The Nevada Hospital Association, in its most recent daily report, wrote that while the state is seeing some “encouraging signs” that Nevadans have taken “Stay at Home 2.0” seriously, it is “still too early to determine with any degree of certainty” whether the two-day downward trend will hold.
Sisolak’s announcement also comes as other Western states have taken steps in recent days and weeks to address their surges of COVID-19.
California, for instance, imposed an overnight curfew last week to control the spread of the virus. Idaho has limited public and private gatherings to no more than 10 people, with exceptions for religious and political expressions, while Utah has required its residents to limit their social gatherings to only those within their households, though that rule expires Monday in advance of the Thanksgiving holiday.
Sisolak, in his announcement Sunday afternoon, said that if the coronavirus numbers do not improve, the state may face further restrictions including a ban on indoor dining service at restaurants and bars, closure of gyms and fitness facilities and “severe” restrictions on gathering sizes.
The governor’s latest set of restrictions avoids another shutdown of casinos, the state’s bread-and-butter industry, which is still reeling from the pandemic. In September, visitor volume to Las Vegas was down 51 percent compared with one year ago, according to data from the Las Vegas Convention and Visitors Authority. Gross casino gaming revenue, meanwhile, fell 30 percent in Clark County and 39 percent on the Las Vegas Strip during that same period.
The governor also addressed schools without specifically announcing any restrictions forcing them to close. The new capacity limits do not apply to schools.
“Let’s be honest: Our casinos, hotels, restaurants, and bars are open with strict restrictions so that we can protect our economy,” he said. “Meanwhile, the majority of our school buildings across our state are closed and our kids are suffering as a result. Our education system and our economy are not mutually exclusive — they are tied together.”
But even before Sisolak’s announcement on Sunday, school districts in Clark and Washoe counties made moves in response to the rising coronavirus cases.
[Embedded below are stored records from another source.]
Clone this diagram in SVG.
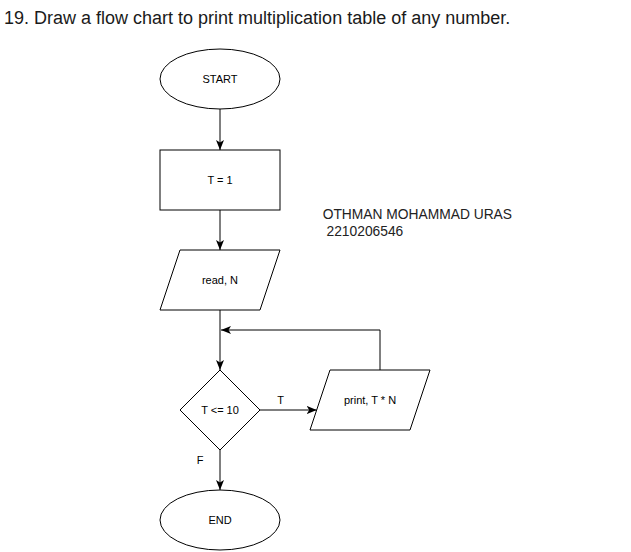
<svg xmlns="http://www.w3.org/2000/svg" width="631" height="552" viewBox="0 0 631 552">
<defs>
<marker id="arr" markerUnits="userSpaceOnUse" markerWidth="10" markerHeight="8" viewBox="0 0 10 8" refX="10" refY="4" orient="auto">
<path d="M0,0 L10,4 L0,8 L2.5,4 Z" fill="#000"/>
</marker>
<style>
.shape{fill:#fff;stroke:#000;stroke-width:1}
.lbl{font-family:"Liberation Sans",Arial,sans-serif;font-size:11px;fill:#000;text-anchor:middle}
.edge{fill:none;stroke:#000;stroke-width:1;marker-end:url(#arr)}
.note{font-family:"Liberation Sans",Arial,sans-serif;font-size:13.8px;fill:#222}
</style>
</defs>
<rect width="631" height="552" fill="#fff"/>
<text x="4" y="24" font-family="Liberation Sans, Arial, sans-serif" font-size="18" fill="#1a1a1a">19. Draw a flow chart to print multiplication table of any number.</text>

<g id="connectors">
<path class="edge" d="M220,109 L220,150"/>
<path class="edge" d="M220,210 L220,250"/>
<path class="edge" d="M220,310 L220,370"/>
<path class="edge" d="M220,450 L220,490"/>
<path class="edge" d="M260,410 L316.7,410"/>
<path class="edge" d="M380,370 L380,330 L221,330"/>
<text class="lbl" x="280.5" y="404">T</text>
<text class="lbl" x="200" y="464">F</text>
</g>

<g id="start">
<ellipse class="shape" cx="220" cy="79" rx="60" ry="30"/>
<text class="lbl" x="220" y="83">START</text>
</g>
<g id="init">
<rect class="shape" x="160" y="150" width="120" height="60"/>
<text class="lbl" x="220" y="184">T = 1</text>
</g>
<g id="read">
<polygon class="shape" points="180,250 280,250 260,310 160,310"/>
<text class="lbl" x="220" y="284">read, N</text>
</g>
<g id="decision">
<polygon class="shape" points="220,370 260,410 220,450 180,410"/>
<text class="lbl" x="220" y="414">T &lt;= 10</text>
</g>
<g id="print">
<polygon class="shape" points="330,370 430,370 410,430 310,430"/>
<text class="lbl" x="370" y="404">print, T * N</text>
</g>
<g id="end">
<ellipse class="shape" cx="220" cy="520" rx="60" ry="30"/>
<text class="lbl" x="220" y="524">END</text>
</g>
<g id="author">
<text class="note" x="322.7" y="219">OTHMAN MOHAMMAD URAS</text>
<text class="note" x="322.7" y="236" xml:space="preserve"> 2210206546</text>
</g>
</svg>
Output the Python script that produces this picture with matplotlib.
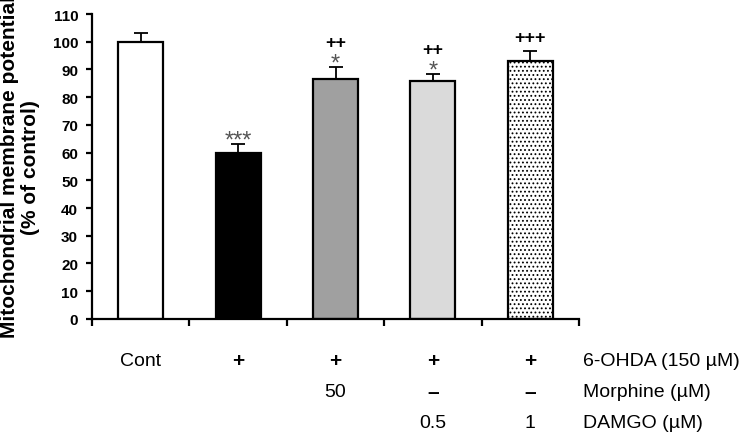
import matplotlib
matplotlib.use("Agg")
import matplotlib.pyplot as plt
import numpy as np

plt.rcParams["font.family"] = ["Liberation Sans", "DejaVu Sans"]
plt.rcParams["hatch.linewidth"] = 0.8

groups = ["Cont", "6-OHDA", "6-OHDA+Morphine", "6-OHDA+DAMGO 0.5", "6-OHDA+DAMGO 1"]
means = [100, 60, 86.5, 86, 93]
sems = [3, 3.2, 4.5, 2.5, 3.6]
stars = ["", "***", "*", "*", ""]
plus = ["", "", "++", "++", "+++"]

row_6ohda = ["Cont", "+", "+", "+", "+"]
row_morphine = ["", "", "50", "\u2013", "\u2013"]
row_damgo = ["", "", "", "0.5", "1"]
row_names = ["6-OHDA (150 \u00b5M)", "Morphine (\u00b5M)", "DAMGO (\u00b5M)"]

faces = ["white", "black", "#a0a0a0", "#dadada", "white"]
hatches = [None, None, None, None, "...."]

fig = plt.figure(figsize=(7.44, 4.35), dpi=100)
ax = fig.add_axes([0.1237, 0.2645, 0.6545, 0.701])

x = np.arange(len(groups))
bars = ax.bar(x, means, width=0.46, color=faces, edgecolor="black", linewidth=1.6,
              zorder=2)
for b, h in zip(bars, hatches):
    if h:
        b.set_hatch(h)
ax.errorbar(x, means, yerr=[np.zeros(len(sems)), sems], fmt="none", ecolor="black",
            elinewidth=1.3, capsize=5, capthick=1.3, zorder=1)

for i in range(len(groups)):
    top = means[i] + sems[i]
    if stars[i]:
        ax.text(x[i], top + 1.2, stars[i], ha="center", va="center", fontsize=17,
                color="#555555")
    if plus[i]:
        ax.text(x[i], top + 8.8 if stars[i] else top + 5.0, plus[i], ha="center",
                va="center", fontsize=13, fontweight="bold", color="black")

ax.set_xlim(-0.5, 4.5)
ax.set_ylim(0, 110)
ax.set_yticks(np.arange(0, 111, 10))
ax.set_xticks(np.arange(-0.5, 4.6, 1))
ax.set_xticklabels([])
ax.tick_params(axis="x", length=5, width=1.6, direction="out")
ax.tick_params(axis="y", length=4, width=1.6, direction="out", pad=6,
               labelsize=11)
for lbl in ax.get_yticklabels():
    lbl.set_fontweight("bold")
for s in ["top", "right"]:
    ax.spines[s].set_visible(False)
for s in ["left", "bottom"]:
    ax.spines[s].set_linewidth(1.6)

row_y = [-15.1, -26.3, -37.5]
for row, yy in zip([row_6ohda, row_morphine, row_damgo], row_y):
    for i, t in enumerate(row):
        if not t:
            continue
        bold = t in ("+", "\u2013")
        ax.text(x[i], yy, t, ha="center", va="center", fontsize=14 if not bold else 15,
                fontweight="bold" if bold else "normal", clip_on=False)
for name, yy in zip(row_names, row_y):
    ax.text(4.54, yy, name, ha="left", va="center", fontsize=14, clip_on=False)

fig.text(0.027, 0.615, "Mitochondrial membrane potential\n(% of control)",
         rotation=90, ha="center", va="center", fontsize=15, fontweight="bold",
         multialignment="center", linespacing=1.1)

fig.savefig("out.png", dpi=100)
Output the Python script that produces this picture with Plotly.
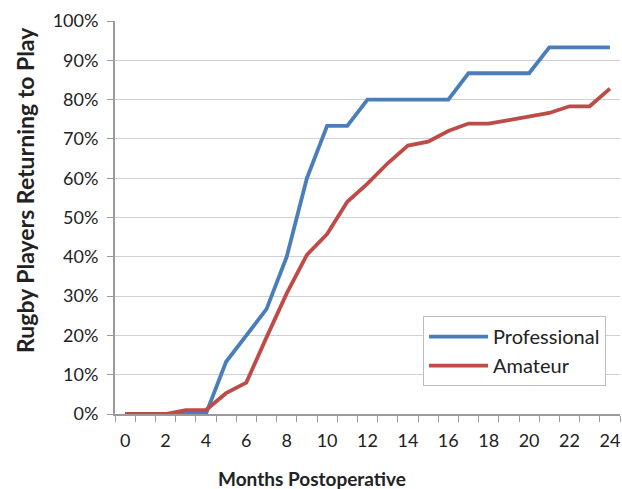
import plotly.graph_objects as go

months = list(range(25))
professional = [0, 0, 0, 0, 0, 13.3, 20, 26.7, 40, 60, 73.3, 73.3, 80, 80, 80, 80, 80,
                86.7, 86.7, 86.7, 86.7, 93.3, 93.3, 93.3, 93.3]
amateur = [0, 0, 0, 1, 1, 5.3, 8, 19.5, 30.7, 40.5, 45.8, 54, 58.6, 63.8, 68.3, 69.3, 72,
           73.9, 73.9, 74.8, 75.7, 76.6, 78.3, 78.3, 82.8]
y_ticks = [i / 10 for i in range(11)]
x_labels = list(range(0, 25, 2))

FONT = "Lato, 'Open Sans', sans-serif"

fig = go.Figure()
fig.add_trace(go.Scatter(x=months, y=[v / 100 for v in professional], mode="lines",
                         name="Professional", legendgroup="a",
                         line=dict(color="#4A7EBB", width=3.8)))
fig.add_trace(go.Scatter(x=months, y=[v / 100 for v in amateur], mode="lines",
                         name="Amateur", legendgroup="b",
                         line=dict(color="#BE4B48", width=3.8)))

fig.update_layout(
    width=622, height=489,
    margin=dict(l=115, r=2, t=21, b=75),
    paper_bgcolor="white", plot_bgcolor="white",
    font=dict(family=FONT, color="#222222", size=18),
    showlegend=True,
    legend=dict(x=0.61, y=0.249, xanchor="left", yanchor="top",
                bordercolor="#BDBDBD", borderwidth=1, bgcolor="white",
                font=dict(size=20, color="#222222"), itemwidth=59,
                traceorder="grouped", tracegroupgap=0),
    xaxis=dict(range=[-0.5, 24.5], tickmode="array", tickvals=x_labels,
               ticktext=[str(v) for v in x_labels], ticks="", showgrid=False,
               showline=True, linecolor="#9A9A9A", linewidth=2, zeroline=False,
               tickfont=dict(size=18, color="#222222"), ticklabelstandoff=9,
               ticklabeloverflow="allow",
               minor=dict(tickmode="linear", tick0=-0.5, dtick=1, ticks="outside",
                          ticklen=6, tickcolor="#9A9A9A", tickwidth=1, showgrid=False)),
    yaxis=dict(range=[0, 1], tickmode="array", tickvals=y_ticks, tickformat=".0%",
               showgrid=True, gridcolor="#D0D0D0", gridwidth=1,
               showline=True, linecolor="#9A9A9A", linewidth=2, zeroline=False,
               ticks="outside", ticklen=6, tickcolor="#9A9A9A", ticklabelstandoff=5,
               tickfont=dict(size=18, color="#222222")),
    annotations=[
        dict(text="<b>Months Postoperative</b>", xref="paper", yref="paper",
             x=0.39, y=0, yshift=-64, xanchor="center", yanchor="middle",
             showarrow=False, font=dict(size=19, color="#222222")),
        dict(text="<b>Rugby Players Returning to Play</b>", xref="paper", yref="paper",
             x=0, xshift=-90, y=0.57, xanchor="center", yanchor="middle",
             textangle=-90, showarrow=False, font=dict(size=23, color="#222222")),
    ],
)

fig.write_html("out.html", config={"displayModeBar": False},
               post_script="document.body.style.margin='0';document.body.style.overflow='hidden';")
Clark County Superintendent Jesus Jara announced that remote learning and staff telecommuting would continue through the end of the first semester. The Clark County School Board is expected to revisit a transition plan to in-person learning in early January.
Up north, the Washoe County School District — which began the school year with operating models featuring in-person learning — appears on a path back to virtual instruction. Washoe County Superintendent Kristen McNeill is recommending the district move to distance education starting Dec. 7 and lasting until Jan. 19. The Washoe County School Board will consider that action during a meeting on Tuesday.
Sisolak declined to say whether the Washoe County School Board should heed McNeill’s recommendation and shift students to remote learning. Instead, he said the school district should consult with state Superintendent Jhone Ebert.
But he called on the community to band together and fix the “devastating” situation by pitching in to curb the spread of COVID-19.
“Help us out. Wear the masks. Socially distance. Limit the group size gatherings,” he said. “Those are the kind of things we need to do to get our economy back going, to get our businesses back open, to protect our vulnerable and to get our kids back into classrooms where they need to be.”
This story was updated to include more information from the virtual press conference.